• Given information
****************

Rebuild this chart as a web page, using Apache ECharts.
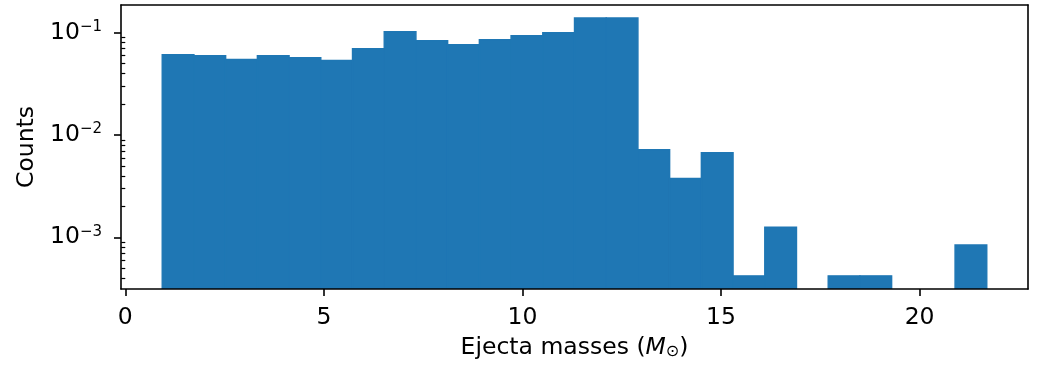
<!DOCTYPE html>
<html>
<head>
<meta charset="utf-8">
<script src="https://cdn.jsdelivr.net/npm/echarts@6/dist/echarts.min.js"></script>
<style>
  html, body { margin: 0; padding: 0; background: #fff; }
  #chart { width: 1038px; height: 365px; }
</style>
</head>
<body>
<div id="chart"></div>
<script>
// Normalised histogram of ejecta masses, log-scaled counts axis
const binStart = 0.93;
const binWidth = 0.7985;
const densities = [
  0.0612, 0.0598, 0.0547, 0.0598, 0.0572, 0.0535, 0.0700, 0.1023,
  0.0837, 0.0765, 0.0855, 0.0935, 0.1000, 0.1398, 0.1398, 0.00718,
  0.00376, 0.00671, 0.000421, 0.00126, 0, 0.000421, 0.000421, 0,
  0, 0.000842
];
const xTicks = [0, 5, 10, 15, 20];
const yTicks = [1e-3, 1e-2, 1e-1];
const yMinorTicks = [
  4e-4, 5e-4, 6e-4, 7e-4, 8e-4, 9e-4,
  2e-3, 3e-3, 4e-3, 5e-3, 6e-3, 7e-3, 8e-3, 9e-3,
  2e-2, 3e-2, 4e-2, 5e-2, 6e-2, 7e-2, 8e-2, 9e-2
];

const FONT = 'DejaVu Sans';
const FS = 23.5;
const INK = '#000';
const BAR = '#1f77b4';
const SPINE = 1.6;

const binEnd = binStart + densities.length * binWidth;
const pad = 0.05 * (binEnd - binStart);
const xMin = binStart - pad;
const xMax = binEnd + pad;
const yMin = 3.13e-4;
const yMax = 0.1868;

const bins = [];
densities.forEach((v, i) => {
  if (v > 0) bins.push([binStart + i * binWidth, binStart + (i + 1) * binWidth, v]);
});

function powerLabel(v) {
  const n = Math.round(Math.log10(v));
  const exp = n < 0 ? '\u2212' + (-n) : String(n);
  return '{b|10}{s|' + exp + '}';
}

const chart = echarts.init(document.getElementById('chart'), null, { renderer: 'canvas' });

const lineStyle = { color: INK, width: SPINE };

chart.setOption({
  animation: false,
  backgroundColor: '#fff',
  grid: { left: 121, top: 5, width: 907, height: 286.3, containLabel: false },
  xAxis: [
    {
      type: 'value', min: xMin, max: xMax, position: 'bottom', z: 10,
      splitLine: { show: false },
      axisLine: { show: true, onZero: false, lineStyle },
      axisTick: { show: true, customValues: xTicks, length: 7, lineStyle },
      axisLabel: { customValues: xTicks, fontSize: FS, color: INK, fontFamily: FONT, margin: 17 },
      name: 'Ejecta masses ({i|M}{sub|\u2299})',
      nameLocation: 'middle',
      nameGap: 47,
      nameTextStyle: {
        fontSize: FS, color: INK, fontFamily: FONT,
        rich: {
          i: { fontSize: FS, fontStyle: 'italic', fontFamily: FONT, color: INK },
          sub: { fontSize: 16, fontFamily: FONT, color: INK, verticalAlign: 'bottom', padding: [8, 0, 0, 0] }
        }
      }
    },
    {
      type: 'value', min: xMin, max: xMax, position: 'top', z: 10,
      splitLine: { show: false },
      axisLine: { show: true, onZero: false, lineStyle },
      axisTick: { show: false },
      axisLabel: { show: false }
    }
  ],
  yAxis: [
    {
      type: 'log', logBase: 10, min: yMin, max: yMax, position: 'left', z: 10,
      splitLine: { show: false },
      axisLine: { show: true, onZero: false, lineStyle },
      axisTick: { show: true, customValues: yTicks, length: 7, lineStyle },
      axisLabel: {
        customValues: yTicks,
        formatter: powerLabel,
        margin: 19,
        color: INK,
        rich: {
          b: { fontSize: FS, fontFamily: FONT, color: INK, lineHeight: 26 },
          s: { fontSize: 15, fontFamily: FONT, color: INK, lineHeight: 17, verticalAlign: 'top' }
        }
      },
      name: 'Counts',
      nameLocation: 'middle',
      nameGap: 82,
      nameTextStyle: { fontSize: FS, color: INK, fontFamily: FONT }
    },
    {
      type: 'log', logBase: 10, min: yMin, max: yMax, position: 'left', z: 10,
      splitLine: { show: false },
      axisLine: { show: false },
      axisTick: { show: true, customValues: yMinorTicks, length: 4, lineStyle: { color: INK, width: 1.2 } },
      axisLabel: { show: false }
    },
    {
      type: 'log', logBase: 10, min: yMin, max: yMax, position: 'right', z: 10,
      splitLine: { show: false },
      axisLine: { show: true, onZero: false, lineStyle },
      axisTick: { show: false },
      axisLabel: { show: false }
    }
  ],
  series: [
    {
      type: 'custom',
      xAxisIndex: 0,
      yAxisIndex: 0,
      clip: true,
      encode: { x: [0, 1], y: 2 },
      data: bins,
      renderItem: function (params, api) {
        const top = api.coord([api.value(0), api.value(2)]);
        const bottom = api.coord([api.value(1), yMin]);
        return {
          type: 'rect',
          shape: { x: top[0], y: top[1], width: bottom[0] - top[0], height: bottom[1] - top[1] },
          style: { fill: BAR, stroke: BAR, lineWidth: 1.4 }
        };
      }
    }
  ]
});
</script>
</body>
</html>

****************

Using the data above, write out every line exactly, leaving the images behind.

Rebuild this chart as a web page, using Apache ECharts.
<!DOCTYPE html>
<html>
<head>
<meta charset="utf-8">
<script src="https://cdn.jsdelivr.net/npm/echarts@6/dist/echarts.min.js"></script>
<style>
  html, body { margin: 0; padding: 0; background: #fff; }
  #chart { width: 1038px; height: 365px; }
</style>
</head>
<body>
<div id="chart"></div>
<script>
// Normalised histogram of ejecta masses, log-scaled counts axis
const binStart = 0.93;
const binWidth = 0.7985;
const densities = [
  0.0612, 0.0598, 0.0547, 0.0598, 0.0572, 0.0535, 0.0700, 0.1023,
  0.0837, 0.0765, 0.0855, 0.0935, 0.1000, 0.1398, 0.1398, 0.00718,
  0.00376, 0.00671, 0.000421, 0.00126, 0, 0.000421, 0.000421, 0,
  0, 0.000842
];
const xTicks = [0, 5, 10, 15, 20];
const yTicks = [1e-3, 1e-2, 1e-1];
const yMinorTicks = [
  4e-4, 5e-4, 6e-4, 7e-4, 8e-4, 9e-4,
  2e-3, 3e-3, 4e-3, 5e-3, 6e-3, 7e-3, 8e-3, 9e-3,
  2e-2, 3e-2, 4e-2, 5e-2, 6e-2, 7e-2, 8e-2, 9e-2
];

const FONT = 'DejaVu Sans';
const FS = 23.5;
const INK = '#000';
const BAR = '#1f77b4';
const SPINE = 1.6;

const binEnd = binStart + densities.length * binWidth;
const pad = 0.05 * (binEnd - binStart);
const xMin = binStart - pad;
const xMax = binEnd + pad;
const yMin = 3.13e-4;
const yMax = 0.1868;

const bins = [];
densities.forEach((v, i) => {
  if (v > 0) bins.push([binStart + i * binWidth, binStart + (i + 1) * binWidth, v]);
});

function powerLabel(v) {
  const n = Math.round(Math.log10(v));
  const exp = n < 0 ? '\u2212' + (-n) : String(n);
  return '{b|10}{s|' + exp + '}';
}

const chart = echarts.init(document.getElementById('chart'), null, { renderer: 'canvas' });

const lineStyle = { color: INK, width: SPINE };

chart.setOption({
  animation: false,
  backgroundColor: '#fff',
  grid: { left: 121, top: 5, width: 907, height: 286.3, containLabel: false },
  xAxis: [
    {
      type: 'value', min: xMin, max: xMax, position: 'bottom', z: 10,
      splitLine: { show: false },
      axisLine: { show: true, onZero: false, lineStyle },
      axisTick: { show: true, customValues: xTicks, length: 7, lineStyle },
      axisLabel: { customValues: xTicks, fontSize: FS, color: INK, fontFamily: FONT, margin: 17 },
      name: 'Ejecta masses ({i|M}{sub|\u2299})',
      nameLocation: 'middle',
      nameGap: 47,
      nameTextStyle: {
        fontSize: FS, color: INK, fontFamily: FONT,
        rich: {
          i: { fontSize: FS, fontStyle: 'italic', fontFamily: FONT, color: INK },
          sub: { fontSize: 16, fontFamily: FONT, color: INK, verticalAlign: 'bottom', padding: [8, 0, 0, 0] }
        }
      }
    },
    {
      type: 'value', min: xMin, max: xMax, position: 'top', z: 10,
      splitLine: { show: false },
      axisLine: { show: true, onZero: false, lineStyle },
      axisTick: { show: false },
      axisLabel: { show: false }
    }
  ],
  yAxis: [
    {
      type: 'log', logBase: 10, min: yMin, max: yMax, position: 'left', z: 10,
      splitLine: { show: false },
      axisLine: { show: true, onZero: false, lineStyle },
      axisTick: { show: true, customValues: yTicks, length: 7, lineStyle },
      axisLabel: {
        customValues: yTicks,
        formatter: powerLabel,
        margin: 19,
        color: INK,
        rich: {
          b: { fontSize: FS, fontFamily: FONT, color: INK, lineHeight: 26 },
          s: { fontSize: 15, fontFamily: FONT, color: INK, lineHeight: 17, verticalAlign: 'top' }
        }
      },
      name: 'Counts',
      nameLocation: 'middle',
      nameGap: 82,
      nameTextStyle: { fontSize: FS, color: INK, fontFamily: FONT }
    },
    {
      type: 'log', logBase: 10, min: yMin, max: yMax, position: 'left', z: 10,
      splitLine: { show: false },
      axisLine: { show: false },
      axisTick: { show: true, customValues: yMinorTicks, length: 4, lineStyle: { color: INK, width: 1.2 } },
      axisLabel: { show: false }
    },
    {
      type: 'log', logBase: 10, min: yMin, max: yMax, position: 'right', z: 10,
      splitLine: { show: false },
      axisLine: { show: true, onZero: false, lineStyle },
      axisTick: { show: false },
      axisLabel: { show: false }
    }
  ],
  series: [
    {
      type: 'custom',
      xAxisIndex: 0,
      yAxisIndex: 0,
      clip: true,
      encode: { x: [0, 1], y: 2 },
      data: bins,
      renderItem: function (params, api) {
        const top = api.coord([api.value(0), api.value(2)]);
        const bottom = api.coord([api.value(1), yMin]);
        return {
          type: 'rect',
          shape: { x: top[0], y: top[1], width: bottom[0] - top[0], height: bottom[1] - top[1] },
          style: { fill: BAR, stroke: BAR, lineWidth: 1.4 }
        };
      }
    }
  ]
});
</script>
</body>
</html>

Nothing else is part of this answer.